Der Branchenverband Proviande verschweigt in seiner Werbung den übermässigen Antibiotikaeinsatz in der Schweizer Nutztierhaltung. Man erfährt auch nicht, dass die Fütterung der 15 Millionen Nutztiere, die in der Schweiz leben, zur Hälfte auf Importfutter beruht. Und dass damit die gesamte Schweizer Fleisch-, Eier- und Milchproduktion zu 50% vom Ausland abhängig ist.

Der Branchenverband schweigt auch zur Tatsache, dass durch das Importfutter viel zu viel Gülle, Mist und Ammoniakemissionen produziert werden. Dadurch werden Böden, Wälder und Gewässer überdüngt, die Biodiversität und das Klima geschädigt und Trinkwasserfassungen müssen wegen überhöhter Nitratwerte geschlossen werden.

Mit jährlich 6 Millionen Franken Steuergeldern unterstützt die Schweizer Bevölkerung die Fleischwerbungen von Proviande – ohne dabei von den Folgen der heutigen übermässigen Produktion von tierischen Lebensmitteln für die Umwelt und die Gesundheit der Menschen zu erfahren. Auch fehlt die Information, dass importiertes Fleisch aus einem Land, das seine Nutztiere selber ernähren kann, ökologischer ist, als Schweizer Fleisch hergestellt mit Importfutter.

Während die Landwirte – gefördert mit Milliarden unserer Steuergelder – weit mehr Fleisch produzieren als die Konsumenten kaufen wollen, boomt der Markt für pflanzliche Lebensmittel und Fleischersatzprodukte. Schon heute essen 63 Prozent der Schweizer Bevölkerung der Umwelt, dem Tierschutz und ihrer Gesundheit zuliebe bewusst weniger tierische Lebensmittel.

Diese vermehrt pflanzliche Ernährungsweise ist die effizienteste Massnahme für das Tierwohl, die Umwelt, das Klima und unsere Ernährungssicherheit und öffnet der Schweizer Landwirtschaft die Tür zu einer nachhaltigen und klimabewussten Lebensmittelproduktion.

Der jahrelange einseitige Fokus der Subventionspolitik auf die Produktion von tierischen Lebensmitteln ist heute durch nichts mehr zu rechtfertigen. Er hat zu einem ökologischen, gesundheitlichen und ökonomischen Desaster für die Schweizer Bevölkerung sowie auch die Landwirten geführt – und widerspricht diametral der seit 2017 in der Verfassung verankerten Ernährungssicherheit.

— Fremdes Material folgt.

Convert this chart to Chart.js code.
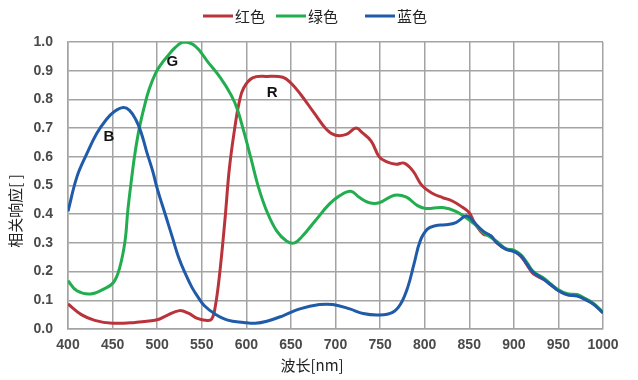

Die Agrarpolitik muss umdenken und verstärkt in den boomenden «pflanzlichen» Markt investieren. Doch nicht nur eine Million, wie für dieses Jahr vorgesehen, sondern mit einem Grossteil der Subventionen, die heute in die Produktion von tierischen Lebensmitteln fliessen.


Franziska Herren ist Initiantin der Trinkwasser-Initiative, die 2020 nach einer beispiellosen Gegenkampagne des Bauernverbandes und der chemischen Industrie (und schwacher Unterstützung durch die Grünen) abgelehnt wurde.